= Water of lustration =

Water with the ashes of a red heifer, used for ritual purification in the Torah

The water of lustration or water of purification (מי נדה) was the water created with the ashes of the red heifer, according to the instructions given by God to Moses and Aaron in the Book of Numbers.

==Biblical references==
The Hebrew Bible taught that any Israelite who touched a corpse, a Tumat HaMet (literally, "impurity of the dead"), was ritually unclean. The water was to be sprinkled on a person who had touched a corpse, on the third and seventh days after doing so, in order to make the person ritually clean again. A tent in which someone had died was similarly considered to be unclean.

The water was to be used as follows:

An unclean person they shall take some of the ashes of the heifer burnt for purification from sin, and running water shall be put on them in a vessel. A clean person shall take hyssop and dip it in the water, sprinkle it on the tent, on all the vessels, on the persons who were there, or on the one who touched a bone, the slain, the dead, or a grave. The clean person shall sprinkle the unclean on the third day and on the seventh day; and on the seventh day he shall purify himself, wash his clothes, and bathe in water; and at evening he shall be clean.

The water was used again in for the purification on the metallic booty brought back by the Israelites following their victory over the Midianites.

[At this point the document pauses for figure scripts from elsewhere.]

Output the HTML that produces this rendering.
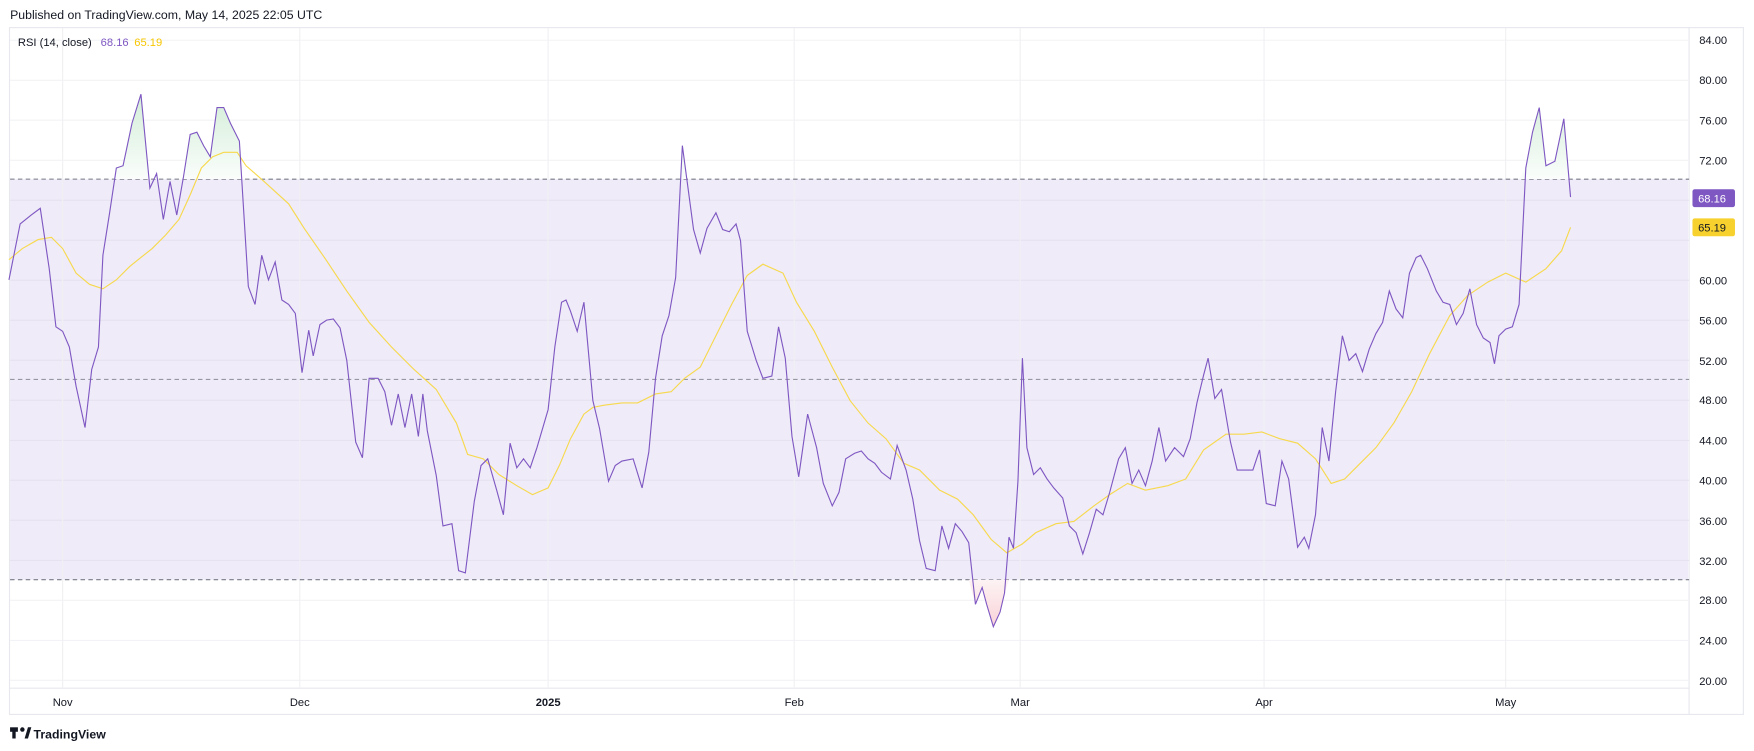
<!DOCTYPE html>
<html><head><meta charset="utf-8"><style>
html,body{margin:0;padding:0;background:#fff;}
svg{display:block;font-family:"Liberation Sans",sans-serif;}
</style></head><body>
<svg width="1754" height="751" viewBox="0 0 1568 671" xmlns="http://www.w3.org/2000/svg">
<defs>
<clipPath id="above"><rect x="0" y="0" width="1510" height="160"/></clipPath>
<clipPath id="below"><rect x="0" y="518" width="1510" height="200"/></clipPath>
<linearGradient id="gg" gradientUnits="userSpaceOnUse" x1="0" y1="84" x2="0" y2="160"><stop offset="0" stop-color="#d3eed8"/><stop offset="1" stop-color="#fafdfb"/></linearGradient>
<linearGradient id="rg" gradientUnits="userSpaceOnUse" x1="0" y1="560" x2="0" y2="518"><stop offset="0" stop-color="#f9d3d8"/><stop offset="1" stop-color="#fdf3f4"/></linearGradient>
</defs>
<rect x="0" y="0" width="1568" height="671" fill="#fff"/>
<text x="9" y="17" font-size="11" fill="#131722">Published on TradingView.com, May 14, 2025 22:05 UTC</text>
<rect x="8.5" y="24.5" width="1550" height="614" fill="none" stroke="#e6e8ee"/>
<line x1="1510" y1="24" x2="1510" y2="639" stroke="#e6e8ee"/>
<line x1="8" y1="615" x2="1510" y2="615" stroke="#e6e8ee"/>
<rect x="9" y="160" width="1500" height="358" fill="#efebf8"/>
<g stroke="#f2f3f6" stroke-width="1">
<line x1="9" x2="1510" y1="35.8" y2="35.8"/><line x1="9" x2="1510" y1="71.6" y2="71.6"/><line x1="9" x2="1510" y1="107.3" y2="107.3"/><line x1="9" x2="1510" y1="143.1" y2="143.1"/><line x1="9" x2="1510" y1="178.9" y2="178.9" stroke="#e6e2f0"/><line x1="9" x2="1510" y1="214.6" y2="214.6" stroke="#e6e2f0"/><line x1="9" x2="1510" y1="250.4" y2="250.4" stroke="#e6e2f0"/><line x1="9" x2="1510" y1="286.2" y2="286.2" stroke="#e6e2f0"/><line x1="9" x2="1510" y1="321.9" y2="321.9" stroke="#e6e2f0"/><line x1="9" x2="1510" y1="357.7" y2="357.7" stroke="#e6e2f0"/><line x1="9" x2="1510" y1="393.5" y2="393.5" stroke="#e6e2f0"/><line x1="9" x2="1510" y1="429.2" y2="429.2" stroke="#e6e2f0"/><line x1="9" x2="1510" y1="465" y2="465" stroke="#e6e2f0"/><line x1="9" x2="1510" y1="500.8" y2="500.8" stroke="#e6e2f0"/><line x1="9" x2="1510" y1="536.5" y2="536.5"/><line x1="9" x2="1510" y1="572.3" y2="572.3"/><line x1="9" x2="1510" y1="608" y2="608"/>
</g>
<g stroke="#f0f0f4" stroke-width="1">
<line x1="56" x2="56" y1="25" y2="615"/><line x1="268" x2="268" y1="25" y2="615"/><line x1="490" x2="490" y1="25" y2="615"/><line x1="710" x2="710" y1="25" y2="615"/><line x1="912" x2="912" y1="25" y2="615"/><line x1="1130" x2="1130" y1="25" y2="615"/><line x1="1346" x2="1346" y1="25" y2="615"/>
</g>
<g stroke="#787b86" stroke-width="1" stroke-dasharray="4,3">
<line x1="9" x2="1510" y1="160" y2="160"/><line x1="9" x2="1510" y1="339" y2="339" stroke="#9598a1"/><line x1="9" x2="1510" y1="518" y2="518"/>
</g>
<polygon clip-path="url(#above)" fill="url(#gg)" points="8,160 8,250 18,200 28,192 36,186 44,240 50,292 56,296 62,310 68,345 76,382 82,330 88,310 92,228 98,190 104,150 110,148 118,110 126,84 134,168 140,155 146,196 152,162 158,192 164,158 170,120 176,118 182,130 188,140 194,96 200,96 206,110 214,126 222,256 222,160 600,160 604,248 610,130 614,160 1358,160 1364,150 1370,118 1376,96 1382,148 1390,144 1398,106 1404,176 1404,160"/>
<polygon clip-path="url(#below)" fill="url(#rg)" points="866,518 872,540 878,525 882,540 888,560 894,547 898,530 902,518"/>
<polyline fill="none" stroke="#f7d94c" stroke-width="1" points="8,232 20,222 34,214 46,212 56,222 68,244 80,254 92,258 104,250 116,238 126,230 136,222 148,210 160,196 170,174 180,150 190,140 200,136 212,136 220,148 236,162 258,182 272,204 290,230 310,260 330,288 350,310 370,330 390,348 408,378 418,406 432,410 446,424 462,434 476,442 490,436 500,416 510,392 522,370 530,364 540,362 556,360 570,360 586,352 600,350 612,338 626,328 640,300 654,272 668,246 682,236 700,244 712,270 728,296 744,328 760,358 776,378 792,392 808,414 822,420 840,438 856,446 870,460 886,482 900,494 914,486 926,476 944,468 960,466 978,452 992,442 1008,432 1024,438 1044,434 1060,428 1076,402 1096,388 1112,388 1128,386 1144,392 1160,396 1176,410 1190,432 1202,428 1214,416 1230,400 1246,378 1262,350 1278,316 1296,282 1312,264 1330,252 1346,244 1364,252 1382,240 1396,224 1404,203"/>
<polyline fill="none" stroke="#7e57c2" stroke-width="1" points="8,250 18,200 28,192 36,186 44,240 50,292 56,296 62,310 68,345 76,382 82,330 88,310 92,228 98,190 104,150 110,148 118,110 126,84 134,168 140,155 146,196 152,162 158,192 164,158 170,120 176,118 182,130 188,140 194,96 200,96 206,110 214,126 222,256 228,272 234,228 240,250 246,234 252,268 258,272 264,280 270,333 276,295 280,318 286,290 292,286 298,285 304,293 310,322 318,395 324,409 330,338 338,338 344,350 350,380 356,352 362,382 368,352 374,390 378,352 382,385 390,425 396,470 404,468 410,510 416,512 424,448 430,416 436,410 444,438 450,460 456,396 462,418 468,410 474,418 480,400 490,366 496,310 502,270 506,268 510,278 516,296 522,270 530,358 536,383 544,430 550,416 556,412 566,410 574,436 580,404 586,338 592,300 598,282 604,248 610,130 614,160 620,205 626,226 632,204 640,190 646,205 652,207 658,200 662,215 668,296 676,322 682,338 690,336 696,292 702,320 708,390 714,426 722,370 730,400 736,432 744,452 750,440 756,410 764,405 770,403 776,410 782,414 788,422 796,428 802,398 810,420 816,446 822,483 828,508 836,510 842,470 848,490 854,468 860,475 866,485 872,540 878,525 882,540 888,560 894,547 898,530 902,480 906,490 910,430 914,320 918,400 924,424 930,418 936,428 942,436 950,445 956,470 962,476 968,495 974,476 980,455 986,460 992,440 1000,410 1006,400 1012,432 1018,420 1024,434 1030,412 1036,382 1042,412 1050,400 1058,408 1064,392 1070,360 1076,335 1080,320 1086,356 1092,348 1100,395 1106,420 1112,420 1120,420 1126,402 1132,450 1140,452 1146,412 1152,428 1160,489 1166,480 1170,490 1176,460 1182,382 1188,412 1194,350 1200,300 1206,322 1212,316 1218,332 1224,312 1230,298 1236,288 1242,260 1248,276 1254,284 1260,244 1266,230 1270,228 1276,240 1284,260 1290,270 1296,272 1302,290 1308,280 1314,258 1320,290 1326,302 1332,306 1336,325 1340,300 1346,294 1352,292 1358,272 1364,150 1370,118 1376,96 1382,148 1390,144 1398,106 1404,176"/>
<text x="16" y="41" font-size="10" fill="#131722">RSI (14, close)</text>
<text x="90" y="41" font-size="10" fill="#7e57c2">68.16</text>
<text x="120" y="41" font-size="10" fill="#f7c600">65.19</text>
<g font-size="10" fill="#131722">
<text x="1519" y="39">84.00</text><text x="1519" y="75">80.00</text><text x="1519" y="111">76.00</text><text x="1519" y="147">72.00</text><text x="1519" y="254">60.00</text><text x="1519" y="290">56.00</text><text x="1519" y="326">52.00</text><text x="1519" y="361">48.00</text><text x="1519" y="397">44.00</text><text x="1519" y="433">40.00</text><text x="1519" y="469">36.00</text><text x="1519" y="505">32.00</text><text x="1519" y="540">28.00</text><text x="1519" y="576">24.00</text><text x="1519" y="612">20.00</text>
</g>
<rect x="1513" y="169" width="38" height="16" rx="2" fill="#7e57c2"/>
<text x="1518" y="181" font-size="10" fill="#fff">68.16</text>
<rect x="1513" y="195" width="38" height="16" rx="2" fill="#f7d12e"/>
<text x="1518" y="207" font-size="10" fill="#131722">65.19</text>
<g font-size="10" fill="#131722" text-anchor="middle">
<text x="56" y="631">Nov</text><text x="268" y="631">Dec</text><text x="490" y="631" font-weight="bold">2025</text><text x="710" y="631">Feb</text><text x="912" y="631">Mar</text><text x="1130" y="631">Apr</text><text x="1346" y="631">May</text>
</g>
<g transform="translate(9,650)">
<rect x="0" y="0" width="7" height="4" fill="#131722"/><rect x="2" y="3" width="3" height="7" fill="#131722"/><circle cx="11" cy="2" r="2" fill="#131722"/><polygon points="13,10 16,0 19,0 16,10" fill="#131722"/>
</g>
<text x="30" y="660" font-size="11" font-weight="bold" fill="#131722">TradingView</text>
</svg>
</body></html>
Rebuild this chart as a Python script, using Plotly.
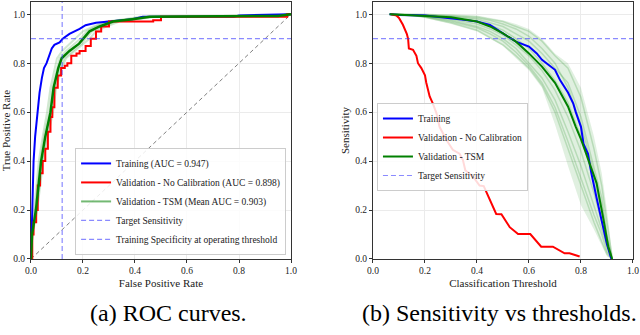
import plotly.graph_objects as go
from plotly.subplots import make_subplots

# ---- ROC curves (left) ----
train_fpr = [0, 0.002, 0.004, 0.007, 0.01, 0.016, 0.024, 0.033, 0.042, 0.05, 0.06, 0.07, 0.08, 0.09,
             0.11, 0.122, 0.148, 0.187, 0.21, 0.25, 0.29, 0.35, 0.39, 0.43, 0.78, 0.8, 0.95, 1.0]
train_tpr = [0, 0.1, 0.2, 0.3, 0.4, 0.5, 0.6, 0.68, 0.74, 0.78, 0.8, 0.83, 0.86, 0.875,
             0.885, 0.9, 0.92, 0.94, 0.955, 0.965, 0.97, 0.975, 0.98, 0.99, 0.99, 0.995, 1.0, 1.0]

val_fpr = [0, 0.005, 0.01, 0.02, 0.026, 0.035, 0.045, 0.055, 0.065, 0.075, 0.082, 0.09, 0.103, 0.116,
           0.13, 0.14, 0.155, 0.175, 0.187, 0.21, 0.23, 0.25, 0.27, 0.3, 0.47, 0.5, 0.97, 0.985, 1.0]
val_tpr = [0, 0.1, 0.15, 0.2, 0.3, 0.35, 0.4, 0.45, 0.52, 0.58, 0.62, 0.7, 0.75, 0.78,
           0.79, 0.8, 0.83, 0.84, 0.85, 0.87, 0.9, 0.93, 0.95, 0.97, 0.975, 0.99, 0.99, 1.0, 1.0]

tsm_tpr = [0, 0.1, 0.2, 0.3, 0.4, 0.5, 0.6, 0.7, 0.78, 0.82, 0.85, 0.88, 0.9, 0.93, 0.95, 0.97, 0.98, 0.99, 0.993, 1.0]
tsm_fpr_mean = [0, 0.004, 0.019, 0.028, 0.039, 0.055, 0.075, 0.087, 0.105, 0.118, 0.148, 0.185, 0.2, 0.225,
                0.264, 0.315, 0.39, 0.457, 0.95, 1.0]
tsm_fpr_runs = [
    [0, 0.003, 0.012, 0.02, 0.03, 0.045, 0.062, 0.075, 0.09, 0.1, 0.12, 0.15, 0.17, 0.2, 0.24, 0.29, 0.36, 0.42, 0.9, 1.0],
    [0, 0.006, 0.024, 0.035, 0.047, 0.065, 0.085, 0.097, 0.118, 0.135, 0.17, 0.205, 0.225, 0.25, 0.29, 0.34, 0.42, 0.48, 0.97, 1.0],
    [0, 0.005, 0.016, 0.025, 0.036, 0.05, 0.07, 0.082, 0.1, 0.11, 0.135, 0.17, 0.19, 0.215, 0.25, 0.3, 0.37, 0.45, 0.93, 1.0],
    [0, 0.004, 0.022, 0.032, 0.043, 0.06, 0.08, 0.092, 0.112, 0.128, 0.16, 0.195, 0.21, 0.235, 0.275, 0.325, 0.4, 0.47, 0.96, 1.0],
]

target_sens = 0.9
op_fpr = 0.12

# ---- Sensitivity vs threshold (right) ----
thr_train = [0.064, 0.1, 0.2, 0.25, 0.3, 0.35, 0.4, 0.45, 0.5, 0.53, 0.55, 0.6, 0.63, 0.65, 0.68, 0.7,
             0.72, 0.75, 0.77, 0.78, 0.8, 0.81, 0.827, 0.84, 0.86, 0.88, 0.9, 0.917]
sens_train = [1.0, 0.997, 0.995, 0.99, 0.984, 0.977, 0.97, 0.956, 0.922, 0.9, 0.888, 0.868, 0.84, 0.814, 0.79, 0.773,
              0.73, 0.68, 0.636, 0.6, 0.54, 0.47, 0.43, 0.35, 0.25, 0.15, 0.06, 0.0]

thr_val = [0.07, 0.09, 0.1, 0.115, 0.13, 0.135, 0.138, 0.154, 0.167, 0.173, 0.186, 0.2, 0.205, 0.218, 0.23,
           0.244, 0.256, 0.282, 0.307, 0.333, 0.346, 0.355, 0.385, 0.41, 0.426, 0.449, 0.474, 0.494, 0.526,
           0.558, 0.605, 0.647, 0.692, 0.737, 0.756, 0.795]
sens_val = [1.0, 0.995, 0.985, 0.957, 0.92, 0.9, 0.86, 0.855, 0.83, 0.8, 0.78, 0.75, 0.72, 0.664, 0.636,
            0.596, 0.54, 0.487, 0.446, 0.43, 0.404, 0.363, 0.336, 0.3, 0.298, 0.24, 0.184, 0.183, 0.13,
            0.102, 0.102, 0.05, 0.05, 0.023, 0.023, 0.01]

thr_tsm = [0.064, 0.1, 0.2, 0.3, 0.4, 0.45, 0.5, 0.55, 0.6, 0.65, 0.7, 0.75, 0.78, 0.8, 0.82, 0.84, 0.86,
           0.885, 0.905, 0.917, 0.92]
sens_tsm = [1.0, 0.998, 0.995, 0.988, 0.97, 0.95, 0.922, 0.888, 0.84, 0.786, 0.72, 0.623, 0.54, 0.49, 0.43,
            0.37, 0.31, 0.17, 0.05, 0.01, 0.0]

thr_runs = [0.064, 0.15, 0.2, 0.3, 0.4, 0.45, 0.5, 0.55, 0.6, 0.65, 0.7, 0.75, 0.8, 0.85, 0.88, 0.9, 0.92]
sens_runs = [
    [1.0, 1.0, 1.0, 0.995, 0.99, 0.98, 0.97, 0.95, 0.93, 0.89, 0.83, 0.78, 0.66, 0.45, 0.3, 0.15, 0.01],
    [1.0, 0.998, 0.99, 0.975, 0.95, 0.93, 0.9, 0.86, 0.8, 0.74, 0.65, 0.52, 0.38, 0.22, 0.12, 0.05, 0.0],
    [1.0, 0.997, 0.995, 0.985, 0.97, 0.955, 0.935, 0.9, 0.86, 0.8, 0.73, 0.64, 0.5, 0.32, 0.2, 0.08, 0.0],
    [1.0, 0.995, 0.988, 0.965, 0.935, 0.905, 0.875, 0.83, 0.78, 0.71, 0.6, 0.45, 0.3, 0.15, 0.07, 0.02, 0.0],
    [1.0, 1.0, 0.998, 0.99, 0.98, 0.965, 0.95, 0.92, 0.89, 0.84, 0.78, 0.72, 0.58, 0.38, 0.25, 0.1, 0.0],
    [1.0, 0.998, 0.993, 0.98, 0.96, 0.94, 0.915, 0.875, 0.83, 0.77, 0.69, 0.58, 0.44, 0.27, 0.15, 0.06, 0.0],
    [1.0, 0.999, 0.996, 0.992, 0.985, 0.975, 0.96, 0.94, 0.91, 0.86, 0.8, 0.7, 0.55, 0.35, 0.22, 0.09, 0.0],
    [1.0, 0.996, 0.99, 0.97, 0.945, 0.92, 0.89, 0.845, 0.79, 0.72, 0.62, 0.48, 0.33, 0.18, 0.1, 0.03, 0.0],
]
sens_upper = [1.0, 1.0, 1.0, 1.0, 0.995, 0.985, 0.975, 0.96, 0.94, 0.9, 0.84, 0.8, 0.7, 0.5, 0.35, 0.2, 0.02]
sens_lower = [1.0, 0.995, 0.985, 0.96, 0.93, 0.9, 0.87, 0.82, 0.77, 0.7, 0.55, 0.38, 0.22, 0.12, 0.05, 0.01, 0.0]

FONT = "Liberation Serif"
BLUE, RED, GREEN = "#0000ff", "#ff0000", "#008000"
RUN_GREEN = "rgba(0,128,0,0.18)"
DASH_BLUE = "rgba(60,60,255,0.6)"

fig = make_subplots(rows=1, cols=2)

# left: ROC
for run in tsm_fpr_runs:
    fig.add_trace(go.Scatter(x=run, y=tsm_tpr, mode="lines", line=dict(color=RUN_GREEN, width=2),
                             showlegend=False, hoverinfo="skip"), row=1, col=1)
fig.add_trace(go.Scatter(x=[0, 1], y=[0, 1], mode="lines", line=dict(color="gray", width=1, dash="4px,3px"),
                         showlegend=False), row=1, col=1)
fig.add_trace(go.Scatter(x=train_fpr, y=train_tpr, mode="lines", line=dict(color=BLUE, width=2),
                         name="Training (AUC = 0.947)", legend="legend"), row=1, col=1)
fig.add_trace(go.Scatter(x=val_fpr, y=val_tpr, mode="lines", line=dict(color=RED, width=2, shape="hv"),
                         name="Validation - No Calibration (AUC = 0.898)", legend="legend"), row=1, col=1)
fig.add_trace(go.Scatter(x=tsm_fpr_mean, y=tsm_tpr, mode="lines", line=dict(color=GREEN, width=2.5),
                         showlegend=False), row=1, col=1)
fig.add_trace(go.Scatter(x=[None], y=[None], mode="lines", line=dict(color="rgba(0,128,0,0.55)", width=2),
                         name="Validation - TSM (Mean AUC = 0.903)", legend="legend"), row=1, col=1)
fig.add_trace(go.Scatter(x=[0, 1], y=[target_sens, target_sens], mode="lines",
                         line=dict(color=DASH_BLUE, width=1.2, dash="5px,3px"),
                         name="Target Sensitivity", legend="legend"), row=1, col=1)
fig.add_trace(go.Scatter(x=[op_fpr, op_fpr], y=[0, 1.05], mode="lines",
                         line=dict(color=DASH_BLUE, width=1.2, dash="5px,3px"),
                         name="Training Specificity at operating threshold", legend="legend"), row=1, col=1)

# right: sensitivity vs threshold
fig.add_trace(go.Scatter(x=thr_runs, y=sens_upper, mode="lines", line=dict(width=0),
                         showlegend=False, hoverinfo="skip"), row=1, col=2)
fig.add_trace(go.Scatter(x=thr_runs, y=sens_lower, mode="lines", line=dict(width=0), fill="tonexty",
                         fillcolor="rgba(0,128,0,0.12)", showlegend=False, hoverinfo="skip"), row=1, col=2)
for run in sens_runs:
    fig.add_trace(go.Scatter(x=thr_runs, y=run, mode="lines", line=dict(color=RUN_GREEN, width=1.5),
                             showlegend=False, hoverinfo="skip"), row=1, col=2)
fig.add_trace(go.Scatter(x=thr_train, y=sens_train, mode="lines", line=dict(color=BLUE, width=2),
                         name="Training", legend="legend2"), row=1, col=2)
fig.add_trace(go.Scatter(x=thr_val, y=sens_val, mode="lines", line=dict(color=RED, width=2),
                         name="Validation - No Calibration", legend="legend2"), row=1, col=2)
fig.add_trace(go.Scatter(x=thr_tsm, y=sens_tsm, mode="lines", line=dict(color=GREEN, width=2),
                         name="Validation - TSM", legend="legend2"), row=1, col=2)
fig.add_trace(go.Scatter(x=[0, 1], y=[target_sens, target_sens], mode="lines",
                         line=dict(color=DASH_BLUE, width=1.2, dash="5px,3px"),
                         name="Target Sensitivity", legend="legend2"), row=1, col=2)

axis_style = dict(range=[0, 1], showline=True, mirror=True, linecolor="#333", linewidth=1,
                  showgrid=True, gridcolor="#ebebeb", gridwidth=1, zeroline=False,
                  ticks="outside", ticklen=3, tickcolor="#333", dtick=0.2, tickformat=".1f",
                  tickfont=dict(family=FONT, size=9.5, color="#222"), automargin=False)
fig.update_xaxes(**axis_style)
fig.update_yaxes(**axis_style)
fig.update_yaxes(range=[0, 1.05])

title_font = dict(family=FONT, size=11, color="#222")
fig.update_xaxes(domain=[0.0484, 0.4547], row=1, col=1,
                 title=dict(text="False Positive Rate", font=title_font, standoff=3))
fig.update_xaxes(domain=[0.5828, 0.989], row=1, col=2,
                 title=dict(text="Classification Threshold", font=title_font, standoff=3))
fig.update_yaxes(domain=[0.2269, 0.994], row=1, col=1,
                 title=dict(text="True Positive Rate", font=title_font, standoff=3))
fig.update_yaxes(domain=[0.2269, 0.994], row=1, col=2,
                 title=dict(text="Sensitivity", font=title_font, standoff=3))

legend_style = dict(bgcolor="rgba(255,255,255,0.85)", bordercolor="#cccccc", borderwidth=1,
                    font=dict(family=FONT, size=9.5, color="#222"), tracegroupgap=0, traceorder="normal")
fig.update_layout(
    width=640, height=335,
    margin=dict(l=0, r=0, t=0, b=0),
    paper_bgcolor="white", plot_bgcolor="white",
    font=dict(family=FONT),
    legend=dict(x=0.447, y=0.239, xanchor="right", yanchor="bottom", **legend_style),
    legend2=dict(x=0.589, y=0.6925, xanchor="left", yanchor="top", **legend_style),
    annotations=[
        dict(text="(a) ROC curves.", x=0.264, y=0.066, xref="paper", yref="paper", showarrow=False,
             xanchor="center", yanchor="middle", font=dict(family=FONT, size=24, color="black")),
        dict(text="(b) Sensitivity vs thresholds.", x=0.78, y=0.066, xref="paper", yref="paper", showarrow=False,
             xanchor="center", yanchor="middle", font=dict(family=FONT, size=24, color="black")),
    ],
)

fig.write_html("out.html", config={"displayModeBar": False},
               post_script="document.body.style.margin='0';")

In other biblical translations the water is referred to as water of expiation (Douay–Rheims Bible), water of separation (King James Version), water of cleansing (New International Version) or water for impurity (American Standard Version, Revised Standard Version). The Jerusalem Bible uses the term lustral water. In Hebrew, the water was called mei niddah by the Torah and mei chatat by Chazal.

==Commentaries==

John Wesley stated that the term 'water of separation' indicated that the water was 'appointed for the cleansing of them that are in a state of separation, who for their uncleanness are separated from the congregation'. Thomas Coke noted that 'the heathens had their water of lustration with which to sprinkle themselves in token of purification', and thought this was probably borrowed from the Mosaic law. Albert Barnes used both terms: 'the water of purification' to describe the purifying effect of the water, and 'the water of separation' to refer to the state of legal separation from the community, for which the water was to act as a remedy.

==Other uses of the terms==

Annie Dillard, in Pilgrim at Tinker Creek, drew from her meditations at Tinker Creek in Virginia the experience of flowing water as a cause of separation:

These are the waters of beauty and mystery, issuing from a gap in the granite world; .... and these are also the waters of separation: they purify, acrid and laving, and they cut me off.